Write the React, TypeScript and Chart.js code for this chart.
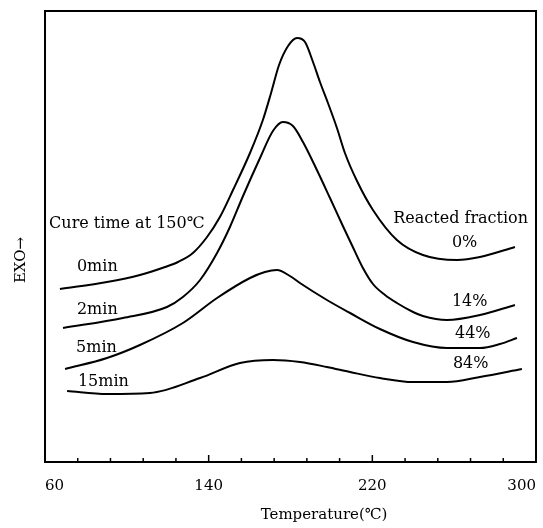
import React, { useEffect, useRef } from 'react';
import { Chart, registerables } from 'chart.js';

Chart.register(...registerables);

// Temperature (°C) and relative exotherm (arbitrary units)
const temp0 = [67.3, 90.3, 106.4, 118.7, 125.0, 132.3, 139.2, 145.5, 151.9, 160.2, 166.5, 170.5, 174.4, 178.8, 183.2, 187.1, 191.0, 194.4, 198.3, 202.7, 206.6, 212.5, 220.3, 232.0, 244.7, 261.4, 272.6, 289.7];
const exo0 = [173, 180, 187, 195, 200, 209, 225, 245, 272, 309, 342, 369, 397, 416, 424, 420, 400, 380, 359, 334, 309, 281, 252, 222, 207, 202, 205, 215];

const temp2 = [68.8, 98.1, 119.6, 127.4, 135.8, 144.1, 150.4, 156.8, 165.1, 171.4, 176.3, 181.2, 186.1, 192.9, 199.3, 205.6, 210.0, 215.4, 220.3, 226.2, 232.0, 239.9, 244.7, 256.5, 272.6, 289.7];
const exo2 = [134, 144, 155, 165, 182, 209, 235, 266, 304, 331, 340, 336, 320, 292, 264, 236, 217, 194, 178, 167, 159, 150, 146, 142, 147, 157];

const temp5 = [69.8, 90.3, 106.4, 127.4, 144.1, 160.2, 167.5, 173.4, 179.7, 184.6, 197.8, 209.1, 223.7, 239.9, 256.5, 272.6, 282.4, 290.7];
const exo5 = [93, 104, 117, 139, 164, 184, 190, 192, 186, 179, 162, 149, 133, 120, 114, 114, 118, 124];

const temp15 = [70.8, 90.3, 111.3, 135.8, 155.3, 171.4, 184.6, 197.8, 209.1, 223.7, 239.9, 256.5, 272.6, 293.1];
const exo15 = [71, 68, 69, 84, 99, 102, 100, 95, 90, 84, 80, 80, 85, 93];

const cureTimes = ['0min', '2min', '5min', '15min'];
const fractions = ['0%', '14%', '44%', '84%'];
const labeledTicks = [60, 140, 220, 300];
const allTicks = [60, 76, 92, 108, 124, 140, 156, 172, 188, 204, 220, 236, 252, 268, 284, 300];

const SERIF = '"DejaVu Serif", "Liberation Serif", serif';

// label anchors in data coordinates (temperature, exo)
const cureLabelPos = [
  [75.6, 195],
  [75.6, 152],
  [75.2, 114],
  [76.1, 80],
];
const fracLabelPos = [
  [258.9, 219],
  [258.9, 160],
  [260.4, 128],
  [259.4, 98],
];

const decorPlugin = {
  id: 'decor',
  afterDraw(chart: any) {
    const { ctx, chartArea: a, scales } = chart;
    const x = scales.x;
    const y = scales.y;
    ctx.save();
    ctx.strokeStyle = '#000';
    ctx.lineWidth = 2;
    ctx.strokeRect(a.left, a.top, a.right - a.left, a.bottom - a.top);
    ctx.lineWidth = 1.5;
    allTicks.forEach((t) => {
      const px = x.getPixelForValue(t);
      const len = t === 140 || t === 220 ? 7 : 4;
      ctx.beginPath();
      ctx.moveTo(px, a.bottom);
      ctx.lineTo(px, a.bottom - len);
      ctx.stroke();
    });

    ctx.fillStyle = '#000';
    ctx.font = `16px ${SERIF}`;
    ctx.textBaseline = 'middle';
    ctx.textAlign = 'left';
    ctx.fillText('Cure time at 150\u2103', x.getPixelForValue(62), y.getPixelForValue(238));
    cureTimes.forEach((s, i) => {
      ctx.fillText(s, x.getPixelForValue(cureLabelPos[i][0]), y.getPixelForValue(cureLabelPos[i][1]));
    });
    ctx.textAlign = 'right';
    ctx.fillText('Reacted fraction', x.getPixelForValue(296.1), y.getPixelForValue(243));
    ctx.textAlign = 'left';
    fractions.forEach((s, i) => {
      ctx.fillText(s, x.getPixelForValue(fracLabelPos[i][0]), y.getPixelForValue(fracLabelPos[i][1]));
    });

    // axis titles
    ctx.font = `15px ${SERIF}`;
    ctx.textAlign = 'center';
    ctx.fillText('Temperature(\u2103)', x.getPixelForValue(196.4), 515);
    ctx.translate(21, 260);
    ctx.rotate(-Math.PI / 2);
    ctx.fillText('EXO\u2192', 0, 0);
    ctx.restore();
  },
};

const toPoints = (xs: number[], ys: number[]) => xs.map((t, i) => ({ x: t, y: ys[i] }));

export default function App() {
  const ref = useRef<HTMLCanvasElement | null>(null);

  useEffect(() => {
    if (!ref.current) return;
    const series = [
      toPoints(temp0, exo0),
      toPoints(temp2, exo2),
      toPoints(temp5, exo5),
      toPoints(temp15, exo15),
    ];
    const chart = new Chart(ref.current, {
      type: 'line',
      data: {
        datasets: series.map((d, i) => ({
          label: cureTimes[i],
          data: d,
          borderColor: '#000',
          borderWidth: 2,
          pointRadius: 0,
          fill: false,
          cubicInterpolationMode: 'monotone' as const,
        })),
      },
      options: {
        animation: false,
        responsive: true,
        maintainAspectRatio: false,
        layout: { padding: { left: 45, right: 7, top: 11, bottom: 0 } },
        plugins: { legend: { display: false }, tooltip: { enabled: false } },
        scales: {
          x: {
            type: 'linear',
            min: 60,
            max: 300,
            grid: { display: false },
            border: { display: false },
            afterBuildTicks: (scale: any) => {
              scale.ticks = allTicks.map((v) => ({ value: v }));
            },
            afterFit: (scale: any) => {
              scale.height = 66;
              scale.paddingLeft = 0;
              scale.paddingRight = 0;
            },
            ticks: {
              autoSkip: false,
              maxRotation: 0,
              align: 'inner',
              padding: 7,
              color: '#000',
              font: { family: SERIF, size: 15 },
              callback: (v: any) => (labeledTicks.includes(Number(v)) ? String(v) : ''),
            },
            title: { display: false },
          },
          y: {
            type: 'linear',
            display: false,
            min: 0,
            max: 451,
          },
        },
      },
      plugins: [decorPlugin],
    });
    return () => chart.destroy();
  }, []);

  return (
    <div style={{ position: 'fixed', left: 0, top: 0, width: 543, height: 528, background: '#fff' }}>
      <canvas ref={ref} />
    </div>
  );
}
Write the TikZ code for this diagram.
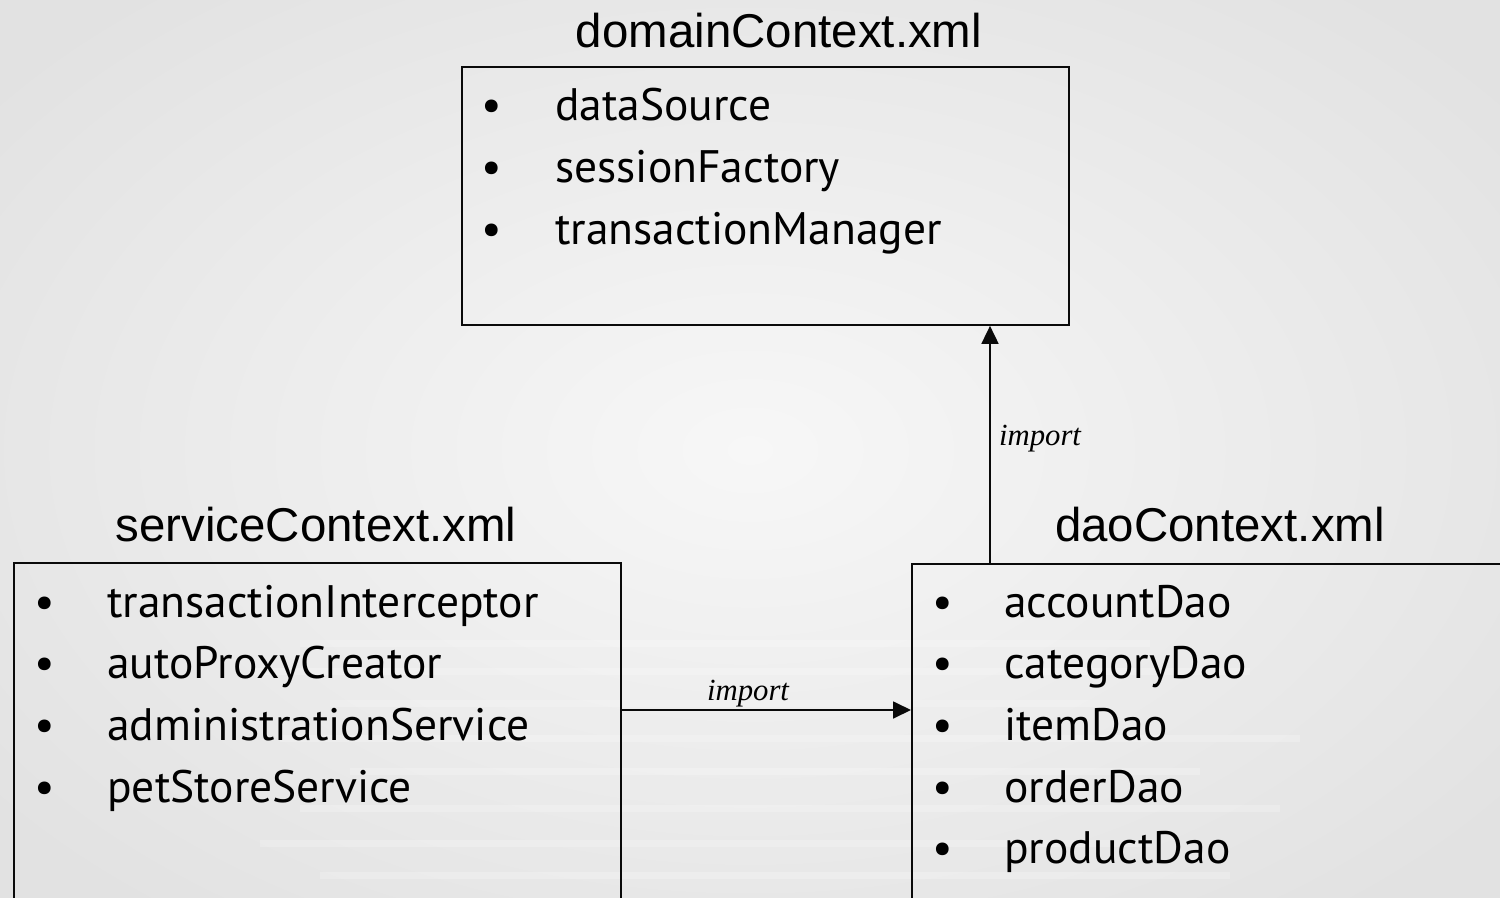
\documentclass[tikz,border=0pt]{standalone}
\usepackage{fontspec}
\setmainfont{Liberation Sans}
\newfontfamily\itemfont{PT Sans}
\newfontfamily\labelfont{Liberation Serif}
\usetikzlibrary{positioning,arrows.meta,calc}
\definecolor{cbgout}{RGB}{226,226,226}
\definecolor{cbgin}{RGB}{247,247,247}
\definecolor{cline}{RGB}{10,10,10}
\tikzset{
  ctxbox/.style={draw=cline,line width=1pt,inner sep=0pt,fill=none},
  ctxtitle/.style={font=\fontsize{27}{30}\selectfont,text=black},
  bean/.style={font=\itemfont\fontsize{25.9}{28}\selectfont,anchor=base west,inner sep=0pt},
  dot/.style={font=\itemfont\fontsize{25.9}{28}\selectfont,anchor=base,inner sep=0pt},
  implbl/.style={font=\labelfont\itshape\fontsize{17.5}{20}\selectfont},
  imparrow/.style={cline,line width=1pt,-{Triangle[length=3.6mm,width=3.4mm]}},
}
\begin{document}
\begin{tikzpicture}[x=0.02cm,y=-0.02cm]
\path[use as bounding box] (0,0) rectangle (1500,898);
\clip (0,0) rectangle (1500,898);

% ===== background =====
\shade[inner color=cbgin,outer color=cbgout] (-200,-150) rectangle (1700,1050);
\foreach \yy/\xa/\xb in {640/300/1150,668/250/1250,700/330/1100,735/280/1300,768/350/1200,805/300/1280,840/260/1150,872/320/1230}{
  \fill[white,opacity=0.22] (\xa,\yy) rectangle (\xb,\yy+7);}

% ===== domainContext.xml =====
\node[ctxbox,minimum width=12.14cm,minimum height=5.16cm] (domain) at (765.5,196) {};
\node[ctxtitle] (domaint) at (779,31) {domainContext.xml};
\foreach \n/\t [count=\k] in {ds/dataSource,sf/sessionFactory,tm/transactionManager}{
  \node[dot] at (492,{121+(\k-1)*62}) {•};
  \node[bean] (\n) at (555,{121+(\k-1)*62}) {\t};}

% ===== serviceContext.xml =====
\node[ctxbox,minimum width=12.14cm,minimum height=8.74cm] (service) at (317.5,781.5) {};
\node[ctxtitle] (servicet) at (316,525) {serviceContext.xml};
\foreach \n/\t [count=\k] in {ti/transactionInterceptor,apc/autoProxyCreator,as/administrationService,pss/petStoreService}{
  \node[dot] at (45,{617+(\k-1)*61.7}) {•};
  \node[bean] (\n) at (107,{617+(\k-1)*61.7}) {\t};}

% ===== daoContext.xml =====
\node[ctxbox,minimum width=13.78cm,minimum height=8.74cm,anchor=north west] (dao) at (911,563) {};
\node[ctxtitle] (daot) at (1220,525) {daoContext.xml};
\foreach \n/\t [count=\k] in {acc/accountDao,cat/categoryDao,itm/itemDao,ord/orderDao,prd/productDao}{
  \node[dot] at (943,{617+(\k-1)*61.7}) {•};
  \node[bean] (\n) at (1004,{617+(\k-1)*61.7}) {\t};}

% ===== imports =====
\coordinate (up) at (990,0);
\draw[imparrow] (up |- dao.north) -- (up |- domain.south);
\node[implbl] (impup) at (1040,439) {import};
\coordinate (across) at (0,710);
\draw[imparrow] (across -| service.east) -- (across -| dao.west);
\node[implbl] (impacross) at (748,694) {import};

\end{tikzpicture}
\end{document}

------------------------------------------------------------------------

-- EXERCISE TASK --
From the first line of the material down to the line containing "142, 147, 157];", inclusive, return each line exactly, skipping any picture.

-- SOLUTION TO THE PROBLEM --
Write the React, TypeScript and Chart.js code for this chart.
import React, { useEffect, useRef } from 'react';
import { Chart, registerables } from 'chart.js';

Chart.register(...registerables);

// Temperature (°C) and relative exotherm (arbitrary units)
const temp0 = [67.3, 90.3, 106.4, 118.7, 125.0, 132.3, 139.2, 145.5, 151.9, 160.2, 166.5, 170.5, 174.4, 178.8, 183.2, 187.1, 191.0, 194.4, 198.3, 202.7, 206.6, 212.5, 220.3, 232.0, 244.7, 261.4, 272.6, 289.7];
const exo0 = [173, 180, 187, 195, 200, 209, 225, 245, 272, 309, 342, 369, 397, 416, 424, 420, 400, 380, 359, 334, 309, 281, 252, 222, 207, 202, 205, 215];

const temp2 = [68.8, 98.1, 119.6, 127.4, 135.8, 144.1, 150.4, 156.8, 165.1, 171.4, 176.3, 181.2, 186.1, 192.9, 199.3, 205.6, 210.0, 215.4, 220.3, 226.2, 232.0, 239.9, 244.7, 256.5, 272.6, 289.7];
const exo2 = [134, 144, 155, 165, 182, 209, 235, 266, 304, 331, 340, 336, 320, 292, 264, 236, 217, 194, 178, 167, 159, 150, 146, 142, 147, 157];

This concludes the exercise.